--- Description of the task ---
Restate all of the entries exactly, dropping any pictures they hold.

--- Records for this task ---
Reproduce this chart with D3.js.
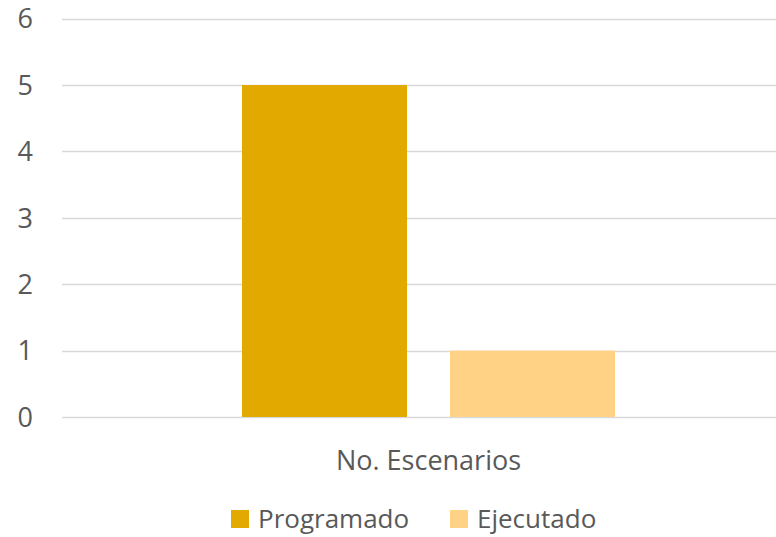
<!DOCTYPE html>
<html><head><meta charset="utf-8">
<script src="https://cdn.jsdelivr.net/npm/d3@7"></script>
<style>body{margin:0;background:#fff}svg{display:block}text{font-family:"Open Sans","Liberation Sans",sans-serif;fill:#595959}</style>
</head><body><svg id="c" width="776" height="537"></svg>
<script>
const categories = ["No. Escenarios"];
const seriesNames = ["Programado", "Ejecutado"];
const programado = [5];
const ejecutado = [1];
const yTicks = [0, 1, 2, 3, 4, 5, 6];
const colors = ["#E2AA00", "#FFD286"];

const svg = d3.select("#c");
const y = d3.scaleLinear().domain([0, 6]).range([417, 18.6]);
const x = d3.scaleBand().domain(categories).range([62, 795]).paddingInner(0).paddingOuter(0);
const bandW = x.bandwidth();
const x1 = d3.scaleBand().domain(seriesNames).range([0, 373]).paddingInner(43/208);

// gridlines
svg.append("g").selectAll("line").data(yTicks).join("line")
  .attr("x1", 62).attr("x2", 776)
  .attr("y1", d => Math.round(y(d)) + 0.5).attr("y2", d => Math.round(y(d)) + 0.5)
  .attr("stroke", "#D9D9D9").attr("stroke-width", 1.5);

svg.append("g").selectAll("text").data(yTicks).join("text")
  .attr("x", 33).attr("y", d => y(d)).attr("dy", "0.36em")
  .attr("text-anchor", "end").attr("font-size", 27).text(d => d);

const data = categories.map((c, i) => ({c, vals: [programado[i], ejecutado[i]]}));
const g = svg.append("g");
data.forEach(d => {
  const off = x(d.c) + (bandW - 373) / 2;
  d.vals.forEach((v, j) => {
    g.append("rect")
      .attr("x", off + x1(seriesNames[j]))
      .attr("width", x1.bandwidth())
      .attr("y", y(v)).attr("height", y(0) - y(v))
      .attr("fill", colors[j]);
  });
});

svg.append("g").selectAll("text").data(categories).join("text")
  .attr("x", d => x(d) + bandW / 2).attr("y", 470)
  .attr("text-anchor", "middle").attr("font-size", 27).text(d => d);

// legend
const legX = [231, 450];
const leg = svg.append("g");
seriesNames.forEach((s, i) => {
  leg.append("rect").attr("x", legX[i]).attr("y", 510).attr("width", 18).attr("height", 18).attr("fill", colors[i]);
  leg.append("text").attr("x", legX[i] + 27).attr("y", 528).attr("font-size", 26).text(s);
});
</script></body></html>
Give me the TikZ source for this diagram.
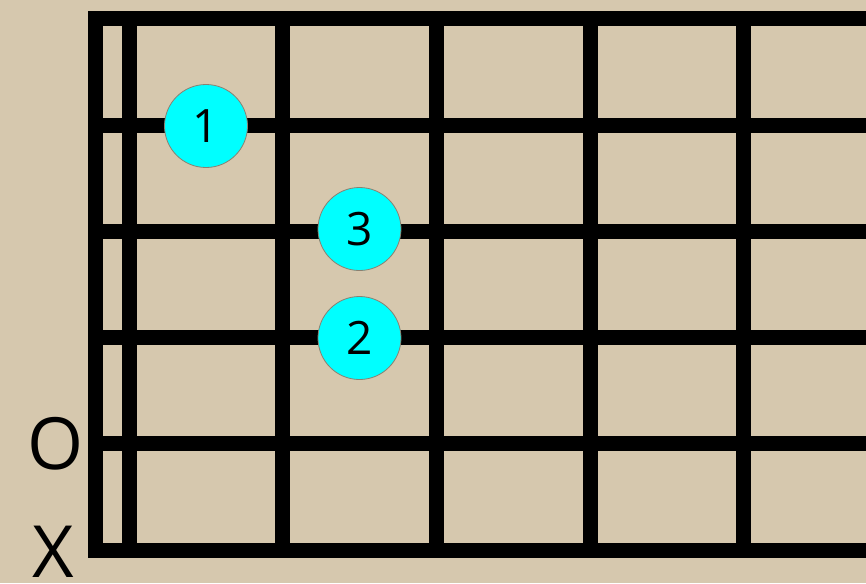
\documentclass[tikz,border=0pt]{standalone}
\usepackage{fontspec}
\setmainfont{Open Sans}
\definecolor{paper}{HTML}{D6C8AE}
\definecolor{fingerfill}{HTML}{00FFFF}
\definecolor{fingerrim}{HTML}{8C8070}
\tikzset{
  fret/.style={line width=15pt, black, line cap=butt},
  frame/.style={line width=15pt, black, line join=miter, line cap=butt},
  finger/.style={circle, fill=fingerfill, draw=fingerrim, line width=0.8pt,
    minimum size=83pt, inner sep=0pt, font=\fontsize{46}{46}\selectfont},
  openmark/.style={font=\fontsize{72}{72}\selectfont, inner sep=0pt}
}
\begin{document}
\begin{tikzpicture}[x=1pt,y=-1pt]
\fill[paper] (0,0) rectangle (866,583);
\useasboundingbox (0,0) rectangle (866,583);
% strings (horizontal)
\foreach \y in {125.2,231.4,337.6,443.8}
  \draw[fret] (95.5,\y) -- (866,\y);
% frets (vertical)
\foreach \x in {129.5,282.5,436,590,743}
  \draw[fret] (\x,19) -- (\x,550);
% outer frame
\draw[frame] (866,19) -- (95.5,19) -- (95.5,550) -- (866,550);
% fingers
\node[finger] (f1) at (206,126) {1};
\node[finger] (f3) at (359.5,229) {3};
\node[finger] (f2) at (359.5,338) {2};
% open / muted marks
\node[openmark] (o) at (56,443.5) {O};
\node[openmark] (x) at (53,551.5) {X};
\end{tikzpicture}
\end{document}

--- Reply ---
Reproduce this chart with D3.js.
<!DOCTYPE html>
<html><head><meta charset="utf-8">
<script src="https://cdn.jsdelivr.net/npm/d3@7"></script>
<style>body{margin:0;background:#fff}svg{display:block}text{font-family:"Open Sans","Liberation Sans",sans-serif;fill:#595959}</style>
</head><body><svg id="c" width="776" height="537"></svg>
<script>
const categories = ["No. Escenarios"];
const seriesNames = ["Programado", "Ejecutado"];
const programado = [5];
const ejecutado = [1];
const yTicks = [0, 1, 2, 3, 4, 5, 6];
const colors = ["#E2AA00", "#FFD286"];

const svg = d3.select("#c");
const y = d3.scaleLinear().domain([0, 6]).range([417, 18.6]);
const x = d3.scaleBand().domain(categories).range([62, 795]).paddingInner(0).paddingOuter(0);
const bandW = x.bandwidth();
const x1 = d3.scaleBand().domain(seriesNames).range([0, 373]).paddingInner(43/208);

// gridlines
svg.append("g").selectAll("line").data(yTicks).join("line")
  .attr("x1", 62).attr("x2", 776)
  .attr("y1", d => Math.round(y(d)) + 0.5).attr("y2", d => Math.round(y(d)) + 0.5)
  .attr("stroke", "#D9D9D9").attr("stroke-width", 1.5);

svg.append("g").selectAll("text").data(yTicks).join("text")
  .attr("x", 33).attr("y", d => y(d)).attr("dy", "0.36em")
  .attr("text-anchor", "end").attr("font-size", 27).text(d => d);

const data = categories.map((c, i) => ({c, vals: [programado[i], ejecutado[i]]}));
const g = svg.append("g");
data.forEach(d => {
  const off = x(d.c) + (bandW - 373) / 2;
  d.vals.forEach((v, j) => {
    g.append("rect")
      .attr("x", off + x1(seriesNames[j]))
      .attr("width", x1.bandwidth())
      .attr("y", y(v)).attr("height", y(0) - y(v))
      .attr("fill", colors[j]);
  });
});

svg.append("g").selectAll("text").data(categories).join("text")
  .attr("x", d => x(d) + bandW / 2).attr("y", 470)
  .attr("text-anchor", "middle").attr("font-size", 27).text(d => d);

// legend
const legX = [231, 450];
const leg = svg.append("g");
seriesNames.forEach((s, i) => {
  leg.append("rect").attr("x", legX[i]).attr("y", 510).attr("width", 18).attr("height", 18).attr("fill", colors[i]);
  leg.append("text").attr("x", legX[i] + 27).attr("y", 528).attr("font-size", 26).text(s);
});
</script></body></html>
Give me the TikZ source for this diagram.
\documentclass[tikz,border=0pt]{standalone}
\usepackage{fontspec}
\setmainfont{Open Sans}
\definecolor{paper}{HTML}{D6C8AE}
\definecolor{fingerfill}{HTML}{00FFFF}
\definecolor{fingerrim}{HTML}{8C8070}
\tikzset{
  fret/.style={line width=15pt, black, line cap=butt},
  frame/.style={line width=15pt, black, line join=miter, line cap=butt},
  finger/.style={circle, fill=fingerfill, draw=fingerrim, line width=0.8pt,
    minimum size=83pt, inner sep=0pt, font=\fontsize{46}{46}\selectfont},
  openmark/.style={font=\fontsize{72}{72}\selectfont, inner sep=0pt}
}
\begin{document}
\begin{tikzpicture}[x=1pt,y=-1pt]
\fill[paper] (0,0) rectangle (866,583);
\useasboundingbox (0,0) rectangle (866,583);
% strings (horizontal)
\foreach \y in {125.2,231.4,337.6,443.8}
  \draw[fret] (95.5,\y) -- (866,\y);
% frets (vertical)
\foreach \x in {129.5,282.5,436,590,743}
  \draw[fret] (\x,19) -- (\x,550);
% outer frame
\draw[frame] (866,19) -- (95.5,19) -- (95.5,550) -- (866,550);
% fingers
\node[finger] (f1) at (206,126) {1};
\node[finger] (f3) at (359.5,229) {3};
\node[finger] (f2) at (359.5,338) {2};
% open / muted marks
\node[openmark] (o) at (56,443.5) {O};
\node[openmark] (x) at (53,551.5) {X};
\end{tikzpicture}
\end{document}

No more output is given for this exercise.